It’s the season
I always enjoy conference season. We find out a lot about the internal anxieties of each of the parties and after the long summer break the news cycle returns to something like normal. That is even more the case this year after an outbreak of national unity and optimism following the performances of Team GB in the Olympics and Paralympics including of course a swathe of Welsh successes.
We also see the contrast between British and Welsh party conferences compared to USA style conventions. Some people say that our party conferences are more like conventions. I don’t think that’s very near the truth at all. The leadership is always under pressure from different sections of its own party. That takes place on and off conference floor. The anointment of candidates in the USA won’t look much like conference season here. The added element is provided by the contrasting fortunes and moods of the parties.

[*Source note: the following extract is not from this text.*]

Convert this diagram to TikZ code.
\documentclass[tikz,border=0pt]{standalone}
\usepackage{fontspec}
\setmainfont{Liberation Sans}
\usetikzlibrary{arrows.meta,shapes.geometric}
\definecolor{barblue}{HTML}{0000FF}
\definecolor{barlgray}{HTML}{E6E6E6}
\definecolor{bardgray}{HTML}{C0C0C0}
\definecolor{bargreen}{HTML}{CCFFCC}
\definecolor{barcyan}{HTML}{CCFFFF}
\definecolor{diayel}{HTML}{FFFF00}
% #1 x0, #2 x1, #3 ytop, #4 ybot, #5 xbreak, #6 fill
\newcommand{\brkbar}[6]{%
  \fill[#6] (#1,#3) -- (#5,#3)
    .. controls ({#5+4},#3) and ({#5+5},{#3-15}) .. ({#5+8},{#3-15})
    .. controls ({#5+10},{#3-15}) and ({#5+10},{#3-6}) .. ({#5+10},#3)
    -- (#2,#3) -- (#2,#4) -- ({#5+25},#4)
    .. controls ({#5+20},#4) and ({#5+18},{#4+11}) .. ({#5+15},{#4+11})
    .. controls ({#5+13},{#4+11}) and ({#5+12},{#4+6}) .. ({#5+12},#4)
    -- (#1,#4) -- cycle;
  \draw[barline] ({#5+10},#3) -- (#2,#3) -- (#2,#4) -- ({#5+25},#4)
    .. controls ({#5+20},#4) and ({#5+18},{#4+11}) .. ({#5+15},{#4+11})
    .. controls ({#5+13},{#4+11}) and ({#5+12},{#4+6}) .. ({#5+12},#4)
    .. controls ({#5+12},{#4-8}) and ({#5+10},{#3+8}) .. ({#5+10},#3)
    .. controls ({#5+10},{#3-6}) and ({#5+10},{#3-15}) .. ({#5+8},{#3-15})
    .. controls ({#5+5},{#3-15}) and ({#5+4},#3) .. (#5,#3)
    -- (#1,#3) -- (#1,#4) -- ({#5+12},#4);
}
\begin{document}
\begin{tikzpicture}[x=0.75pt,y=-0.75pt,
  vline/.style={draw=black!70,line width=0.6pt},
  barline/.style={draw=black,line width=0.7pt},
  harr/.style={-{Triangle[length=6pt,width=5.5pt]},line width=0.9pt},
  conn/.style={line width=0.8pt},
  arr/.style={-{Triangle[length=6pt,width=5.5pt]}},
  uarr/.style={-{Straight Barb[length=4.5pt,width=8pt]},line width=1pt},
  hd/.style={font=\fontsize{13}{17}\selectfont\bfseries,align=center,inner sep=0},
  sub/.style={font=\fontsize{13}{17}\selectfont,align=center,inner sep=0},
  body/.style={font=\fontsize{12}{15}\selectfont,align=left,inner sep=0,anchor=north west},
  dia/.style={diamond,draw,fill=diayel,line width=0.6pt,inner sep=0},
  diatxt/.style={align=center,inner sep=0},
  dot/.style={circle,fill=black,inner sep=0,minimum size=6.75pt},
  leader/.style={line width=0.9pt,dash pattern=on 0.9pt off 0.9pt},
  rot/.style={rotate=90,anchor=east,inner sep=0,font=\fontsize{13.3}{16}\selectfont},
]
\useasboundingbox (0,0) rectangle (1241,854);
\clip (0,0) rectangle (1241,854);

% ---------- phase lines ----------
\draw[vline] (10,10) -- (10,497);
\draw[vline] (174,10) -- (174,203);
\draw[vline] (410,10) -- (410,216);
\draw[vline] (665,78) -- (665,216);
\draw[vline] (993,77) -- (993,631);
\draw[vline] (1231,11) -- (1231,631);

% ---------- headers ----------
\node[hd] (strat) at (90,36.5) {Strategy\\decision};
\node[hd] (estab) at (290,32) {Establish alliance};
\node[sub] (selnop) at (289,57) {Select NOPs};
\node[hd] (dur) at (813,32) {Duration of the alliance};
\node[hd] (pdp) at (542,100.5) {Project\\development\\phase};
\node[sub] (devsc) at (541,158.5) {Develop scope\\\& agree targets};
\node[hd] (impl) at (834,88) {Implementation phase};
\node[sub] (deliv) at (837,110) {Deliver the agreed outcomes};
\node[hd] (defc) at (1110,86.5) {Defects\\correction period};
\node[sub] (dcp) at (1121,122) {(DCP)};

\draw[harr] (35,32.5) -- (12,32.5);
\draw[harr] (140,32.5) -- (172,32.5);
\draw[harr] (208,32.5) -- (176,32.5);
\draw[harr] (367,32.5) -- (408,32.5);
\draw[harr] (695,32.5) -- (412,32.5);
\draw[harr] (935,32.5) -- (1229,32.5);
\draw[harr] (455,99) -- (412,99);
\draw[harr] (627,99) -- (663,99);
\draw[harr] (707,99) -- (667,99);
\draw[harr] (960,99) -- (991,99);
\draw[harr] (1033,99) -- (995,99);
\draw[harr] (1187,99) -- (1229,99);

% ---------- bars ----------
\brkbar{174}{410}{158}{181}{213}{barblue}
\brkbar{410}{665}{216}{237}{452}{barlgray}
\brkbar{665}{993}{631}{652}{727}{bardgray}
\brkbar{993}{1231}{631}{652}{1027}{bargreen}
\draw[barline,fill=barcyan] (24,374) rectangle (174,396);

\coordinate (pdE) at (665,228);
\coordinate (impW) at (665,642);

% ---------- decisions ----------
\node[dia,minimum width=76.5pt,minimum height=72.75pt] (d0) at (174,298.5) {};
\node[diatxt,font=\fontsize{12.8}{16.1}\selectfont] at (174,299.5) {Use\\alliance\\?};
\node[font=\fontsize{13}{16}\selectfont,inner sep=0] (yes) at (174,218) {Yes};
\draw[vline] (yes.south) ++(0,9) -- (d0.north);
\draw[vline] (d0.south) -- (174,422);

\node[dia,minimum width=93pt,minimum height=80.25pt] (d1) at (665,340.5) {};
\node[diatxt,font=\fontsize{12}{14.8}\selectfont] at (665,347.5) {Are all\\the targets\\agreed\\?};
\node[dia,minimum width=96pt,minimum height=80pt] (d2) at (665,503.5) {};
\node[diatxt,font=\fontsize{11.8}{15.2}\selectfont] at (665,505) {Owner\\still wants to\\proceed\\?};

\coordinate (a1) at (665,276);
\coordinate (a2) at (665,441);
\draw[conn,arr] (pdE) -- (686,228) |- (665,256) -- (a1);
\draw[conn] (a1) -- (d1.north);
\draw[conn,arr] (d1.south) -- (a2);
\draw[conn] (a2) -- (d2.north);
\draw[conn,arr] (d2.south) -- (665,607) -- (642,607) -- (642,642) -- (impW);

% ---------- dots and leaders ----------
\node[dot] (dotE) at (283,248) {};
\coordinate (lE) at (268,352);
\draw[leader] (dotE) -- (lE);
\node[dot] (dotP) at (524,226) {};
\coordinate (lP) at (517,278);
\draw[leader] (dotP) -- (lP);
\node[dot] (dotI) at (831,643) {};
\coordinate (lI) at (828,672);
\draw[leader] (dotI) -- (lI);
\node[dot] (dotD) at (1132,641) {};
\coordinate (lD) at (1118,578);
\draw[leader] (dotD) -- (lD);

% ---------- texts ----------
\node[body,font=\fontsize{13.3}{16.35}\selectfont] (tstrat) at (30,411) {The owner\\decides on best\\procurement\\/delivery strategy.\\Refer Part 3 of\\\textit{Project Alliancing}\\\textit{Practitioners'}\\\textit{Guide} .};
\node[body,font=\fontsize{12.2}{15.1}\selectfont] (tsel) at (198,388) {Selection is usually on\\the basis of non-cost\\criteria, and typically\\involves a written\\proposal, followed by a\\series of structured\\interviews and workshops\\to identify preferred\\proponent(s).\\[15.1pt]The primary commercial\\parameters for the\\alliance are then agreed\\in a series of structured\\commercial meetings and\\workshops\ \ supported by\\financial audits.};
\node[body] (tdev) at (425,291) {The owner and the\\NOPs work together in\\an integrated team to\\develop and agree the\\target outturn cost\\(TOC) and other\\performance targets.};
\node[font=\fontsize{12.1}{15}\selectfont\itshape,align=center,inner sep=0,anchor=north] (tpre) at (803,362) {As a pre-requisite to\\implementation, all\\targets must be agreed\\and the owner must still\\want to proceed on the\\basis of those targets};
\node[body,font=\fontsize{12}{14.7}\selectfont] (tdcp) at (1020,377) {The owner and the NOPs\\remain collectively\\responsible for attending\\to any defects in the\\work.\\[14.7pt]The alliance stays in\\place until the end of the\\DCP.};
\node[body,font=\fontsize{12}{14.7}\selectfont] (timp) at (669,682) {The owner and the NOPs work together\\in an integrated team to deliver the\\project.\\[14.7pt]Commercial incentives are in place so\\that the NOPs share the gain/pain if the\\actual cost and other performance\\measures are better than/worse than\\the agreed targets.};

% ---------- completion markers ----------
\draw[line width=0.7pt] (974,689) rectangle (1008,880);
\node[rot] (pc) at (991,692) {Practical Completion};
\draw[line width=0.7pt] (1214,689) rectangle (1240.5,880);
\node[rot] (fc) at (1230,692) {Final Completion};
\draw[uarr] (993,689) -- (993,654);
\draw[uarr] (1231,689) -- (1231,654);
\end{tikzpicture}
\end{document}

Labour conference should be a more positive place than it has been for a few years – and not just because it follows Lib Dem conference week. Ed Miliband has been much more effective in Parliament this year. The test will be whether he communicates his improvement to the public in language people will understand and believe in. the set piece speech at conference is still a major test and a major opportunity.
Our Welsh report will serve as a reminder that Welsh Labour is in Government with an alternative to the Tories but with major challenges too. Members in England and Scotland especially pay more attention to Wales during conference week and how we are managing the major policy challenges facing us in times of financial austerity. The diverging policy approaches across the UK don’t hide the fact that our political fortunes are still largely tied in to the UK picture. At a UK level it’s still a straight fight between a Government led by Labour values or Tory values.
The UK re-shuffle changed faces but not policy priorities. We still face an obvious divide between Labour and the Tories on the response to our flat economy and conference season won’t change that. The re-shuffle did seem to tie Welsh Lib Dems even tighter to Tory fortunes with a junior unpaid Welsh Office minister. I can’t imagine what the reaction would be like if the leader of Welsh Labour wasn’t given a platform speech at UK conference like the Welsh Lib Dem leader this year. These will be obvious points of interest and much discussion at fringe meetings where most of the meaningful policy discussion will take place.
Policy debate is probably the most useful and interesting part of conference. It’s important that we still take an active interest in this and don’t simply opt out of discussions across the UK. It’s a strength for us to have that larger debating platform but only if we’re prepared to use it.
After the autumn conference season is over we have a busy Assembly term with major policy, and legislative issues to face as well of course as a budget process. The cold reality facing families on middle and modest incomes at present won’t get changed by a speech at conference. There won’t be any decisive blows ahead of the next General and Assembly elections but this round of conferences should help to spell out a vision of what each party in Government means.